INSTRUCTION: Take the listing from its first line through the line that contains "import * as echarts from 'echarts'" and please retype those lines exactly, leaving out the pictures.

PROVIDED MATERIAL:
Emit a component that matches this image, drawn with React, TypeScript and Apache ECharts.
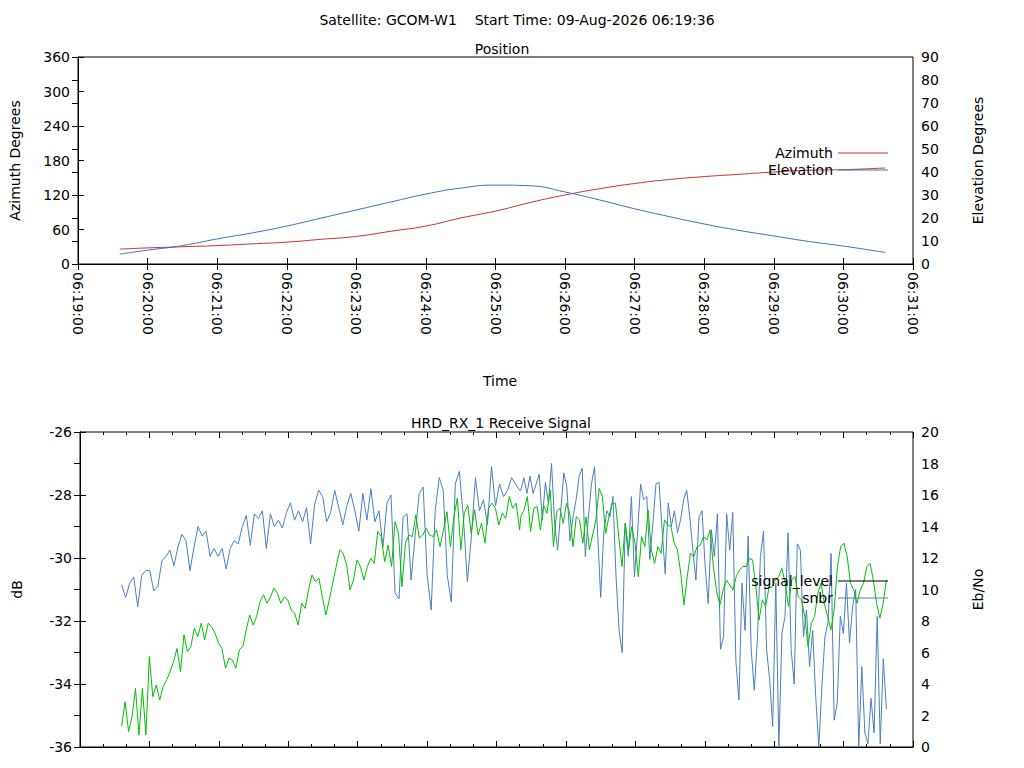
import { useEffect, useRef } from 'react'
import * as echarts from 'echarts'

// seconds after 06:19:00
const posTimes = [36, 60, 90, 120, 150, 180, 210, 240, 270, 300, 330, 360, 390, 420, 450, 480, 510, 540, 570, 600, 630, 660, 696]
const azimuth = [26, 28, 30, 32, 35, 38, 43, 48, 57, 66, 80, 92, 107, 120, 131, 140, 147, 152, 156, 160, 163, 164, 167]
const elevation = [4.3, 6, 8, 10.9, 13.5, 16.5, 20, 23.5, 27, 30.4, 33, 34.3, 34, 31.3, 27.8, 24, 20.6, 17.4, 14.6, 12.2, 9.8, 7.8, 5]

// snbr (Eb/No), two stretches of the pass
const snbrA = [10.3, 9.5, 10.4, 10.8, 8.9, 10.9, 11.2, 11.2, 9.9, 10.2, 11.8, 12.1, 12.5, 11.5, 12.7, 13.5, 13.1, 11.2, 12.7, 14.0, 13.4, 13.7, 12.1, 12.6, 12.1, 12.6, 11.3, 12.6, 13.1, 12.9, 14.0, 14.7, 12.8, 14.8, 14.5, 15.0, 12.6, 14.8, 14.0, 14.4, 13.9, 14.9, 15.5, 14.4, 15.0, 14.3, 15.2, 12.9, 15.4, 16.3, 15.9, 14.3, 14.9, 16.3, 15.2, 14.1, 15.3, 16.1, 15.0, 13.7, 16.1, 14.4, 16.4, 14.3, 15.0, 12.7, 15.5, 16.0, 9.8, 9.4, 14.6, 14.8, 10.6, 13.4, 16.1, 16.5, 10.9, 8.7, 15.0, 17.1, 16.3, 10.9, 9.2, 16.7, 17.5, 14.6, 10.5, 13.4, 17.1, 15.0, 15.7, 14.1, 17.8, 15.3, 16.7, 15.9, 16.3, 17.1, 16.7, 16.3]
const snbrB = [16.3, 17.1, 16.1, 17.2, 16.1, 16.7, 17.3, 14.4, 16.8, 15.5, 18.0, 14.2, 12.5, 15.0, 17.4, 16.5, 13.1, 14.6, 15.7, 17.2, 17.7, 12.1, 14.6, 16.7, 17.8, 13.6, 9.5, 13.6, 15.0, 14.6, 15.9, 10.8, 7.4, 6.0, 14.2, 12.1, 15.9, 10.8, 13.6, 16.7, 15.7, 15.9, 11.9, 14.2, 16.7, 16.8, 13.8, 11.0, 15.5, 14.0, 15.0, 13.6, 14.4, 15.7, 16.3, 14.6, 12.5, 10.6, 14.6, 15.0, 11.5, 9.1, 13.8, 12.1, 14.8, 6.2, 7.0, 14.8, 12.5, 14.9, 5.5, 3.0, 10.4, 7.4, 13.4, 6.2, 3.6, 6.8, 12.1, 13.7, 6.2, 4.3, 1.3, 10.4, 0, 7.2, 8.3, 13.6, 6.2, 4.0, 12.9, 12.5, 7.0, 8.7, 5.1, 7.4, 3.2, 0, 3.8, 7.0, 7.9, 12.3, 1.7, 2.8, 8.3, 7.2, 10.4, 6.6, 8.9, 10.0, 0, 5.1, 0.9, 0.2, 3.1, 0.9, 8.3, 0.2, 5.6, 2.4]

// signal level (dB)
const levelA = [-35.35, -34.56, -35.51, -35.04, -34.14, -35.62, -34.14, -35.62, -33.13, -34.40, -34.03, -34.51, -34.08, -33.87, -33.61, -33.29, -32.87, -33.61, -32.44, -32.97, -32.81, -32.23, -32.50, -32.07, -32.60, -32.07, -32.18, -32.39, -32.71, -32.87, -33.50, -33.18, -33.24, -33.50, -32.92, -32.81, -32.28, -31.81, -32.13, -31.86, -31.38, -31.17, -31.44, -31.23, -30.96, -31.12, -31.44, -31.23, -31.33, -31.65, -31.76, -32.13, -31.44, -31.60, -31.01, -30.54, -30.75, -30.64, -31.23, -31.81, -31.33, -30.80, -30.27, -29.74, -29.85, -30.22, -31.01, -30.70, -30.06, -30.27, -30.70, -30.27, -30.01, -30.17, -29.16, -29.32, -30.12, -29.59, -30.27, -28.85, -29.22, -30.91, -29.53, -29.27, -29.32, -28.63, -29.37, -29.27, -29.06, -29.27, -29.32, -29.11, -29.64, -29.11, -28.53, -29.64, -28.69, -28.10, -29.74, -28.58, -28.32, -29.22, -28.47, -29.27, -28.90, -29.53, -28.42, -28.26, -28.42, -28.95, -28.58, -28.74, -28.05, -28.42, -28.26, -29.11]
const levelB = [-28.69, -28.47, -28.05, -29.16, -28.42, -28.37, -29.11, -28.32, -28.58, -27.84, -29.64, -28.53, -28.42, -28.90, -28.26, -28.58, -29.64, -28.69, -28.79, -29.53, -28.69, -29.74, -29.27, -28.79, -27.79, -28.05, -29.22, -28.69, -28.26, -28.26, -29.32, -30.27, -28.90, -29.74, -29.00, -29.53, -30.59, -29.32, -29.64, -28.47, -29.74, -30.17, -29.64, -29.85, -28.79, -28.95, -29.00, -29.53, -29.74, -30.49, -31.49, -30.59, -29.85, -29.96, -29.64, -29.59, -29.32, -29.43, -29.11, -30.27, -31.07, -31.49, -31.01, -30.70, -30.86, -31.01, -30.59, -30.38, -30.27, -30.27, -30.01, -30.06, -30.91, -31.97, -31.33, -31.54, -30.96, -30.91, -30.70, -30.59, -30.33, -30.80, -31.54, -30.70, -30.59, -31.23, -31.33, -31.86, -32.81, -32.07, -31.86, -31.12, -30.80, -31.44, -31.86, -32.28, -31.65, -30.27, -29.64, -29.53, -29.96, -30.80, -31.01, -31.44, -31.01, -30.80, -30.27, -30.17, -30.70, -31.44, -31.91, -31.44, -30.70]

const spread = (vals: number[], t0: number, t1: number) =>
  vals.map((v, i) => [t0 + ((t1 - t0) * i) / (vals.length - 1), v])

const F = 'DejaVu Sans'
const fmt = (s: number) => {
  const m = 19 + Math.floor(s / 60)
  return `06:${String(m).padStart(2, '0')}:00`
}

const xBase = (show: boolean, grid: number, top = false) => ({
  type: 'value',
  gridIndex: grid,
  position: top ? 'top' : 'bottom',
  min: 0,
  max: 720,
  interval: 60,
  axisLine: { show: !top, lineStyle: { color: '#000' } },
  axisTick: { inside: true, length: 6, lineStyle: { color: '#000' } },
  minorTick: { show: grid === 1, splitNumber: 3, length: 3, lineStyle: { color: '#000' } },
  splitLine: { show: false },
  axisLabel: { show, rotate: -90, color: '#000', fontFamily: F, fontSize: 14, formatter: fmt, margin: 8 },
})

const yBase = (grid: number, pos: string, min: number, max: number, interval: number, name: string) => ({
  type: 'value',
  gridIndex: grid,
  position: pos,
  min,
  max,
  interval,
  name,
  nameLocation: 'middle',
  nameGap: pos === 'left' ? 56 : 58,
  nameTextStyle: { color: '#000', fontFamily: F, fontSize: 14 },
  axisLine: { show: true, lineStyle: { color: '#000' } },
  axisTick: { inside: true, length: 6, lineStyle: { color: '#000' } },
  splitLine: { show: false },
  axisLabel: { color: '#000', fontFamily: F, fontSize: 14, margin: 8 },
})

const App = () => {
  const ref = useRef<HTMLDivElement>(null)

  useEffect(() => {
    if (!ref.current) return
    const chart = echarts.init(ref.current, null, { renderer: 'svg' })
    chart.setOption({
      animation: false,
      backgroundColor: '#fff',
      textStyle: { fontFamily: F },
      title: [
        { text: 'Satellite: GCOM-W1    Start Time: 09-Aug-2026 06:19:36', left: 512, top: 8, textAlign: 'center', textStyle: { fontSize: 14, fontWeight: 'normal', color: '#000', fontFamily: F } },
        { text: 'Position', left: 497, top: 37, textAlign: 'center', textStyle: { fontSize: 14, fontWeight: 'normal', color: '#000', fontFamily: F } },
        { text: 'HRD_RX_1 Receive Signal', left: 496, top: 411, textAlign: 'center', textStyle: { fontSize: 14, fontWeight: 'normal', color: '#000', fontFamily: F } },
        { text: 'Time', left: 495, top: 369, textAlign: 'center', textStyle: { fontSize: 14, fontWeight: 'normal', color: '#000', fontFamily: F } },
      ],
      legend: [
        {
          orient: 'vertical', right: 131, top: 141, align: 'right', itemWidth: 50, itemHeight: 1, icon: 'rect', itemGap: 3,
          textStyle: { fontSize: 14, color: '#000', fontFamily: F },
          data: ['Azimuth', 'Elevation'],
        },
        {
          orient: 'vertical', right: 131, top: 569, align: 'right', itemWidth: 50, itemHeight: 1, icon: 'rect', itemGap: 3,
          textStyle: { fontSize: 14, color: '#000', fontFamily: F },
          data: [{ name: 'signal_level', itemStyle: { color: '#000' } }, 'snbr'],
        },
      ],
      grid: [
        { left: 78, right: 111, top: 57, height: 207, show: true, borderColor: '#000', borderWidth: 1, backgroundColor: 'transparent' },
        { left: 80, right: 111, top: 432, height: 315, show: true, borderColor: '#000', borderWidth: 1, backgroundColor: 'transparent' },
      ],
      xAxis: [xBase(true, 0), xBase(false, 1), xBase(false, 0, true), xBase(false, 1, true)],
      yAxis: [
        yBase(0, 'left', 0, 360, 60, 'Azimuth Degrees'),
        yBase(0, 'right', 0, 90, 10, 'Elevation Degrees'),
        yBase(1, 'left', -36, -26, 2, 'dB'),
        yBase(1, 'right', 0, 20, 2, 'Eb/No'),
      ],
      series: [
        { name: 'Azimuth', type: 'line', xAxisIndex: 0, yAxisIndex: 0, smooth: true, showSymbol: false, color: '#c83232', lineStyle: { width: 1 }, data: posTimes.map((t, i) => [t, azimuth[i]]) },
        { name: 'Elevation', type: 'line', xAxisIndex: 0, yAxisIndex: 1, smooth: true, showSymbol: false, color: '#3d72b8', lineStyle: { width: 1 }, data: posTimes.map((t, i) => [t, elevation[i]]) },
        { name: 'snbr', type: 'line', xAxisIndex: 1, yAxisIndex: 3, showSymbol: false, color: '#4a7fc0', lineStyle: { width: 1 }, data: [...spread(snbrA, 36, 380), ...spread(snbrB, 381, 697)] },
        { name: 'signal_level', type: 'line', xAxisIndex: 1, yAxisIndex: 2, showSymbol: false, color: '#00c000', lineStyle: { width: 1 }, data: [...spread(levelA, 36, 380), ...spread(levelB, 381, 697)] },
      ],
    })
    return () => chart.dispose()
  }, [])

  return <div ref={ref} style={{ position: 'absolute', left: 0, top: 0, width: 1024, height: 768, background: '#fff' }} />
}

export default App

COMPLETED TASK:
Emit a component that matches this image, drawn with React, TypeScript and Apache ECharts.
import { useEffect, useRef } from 'react'
import * as echarts from 'echarts'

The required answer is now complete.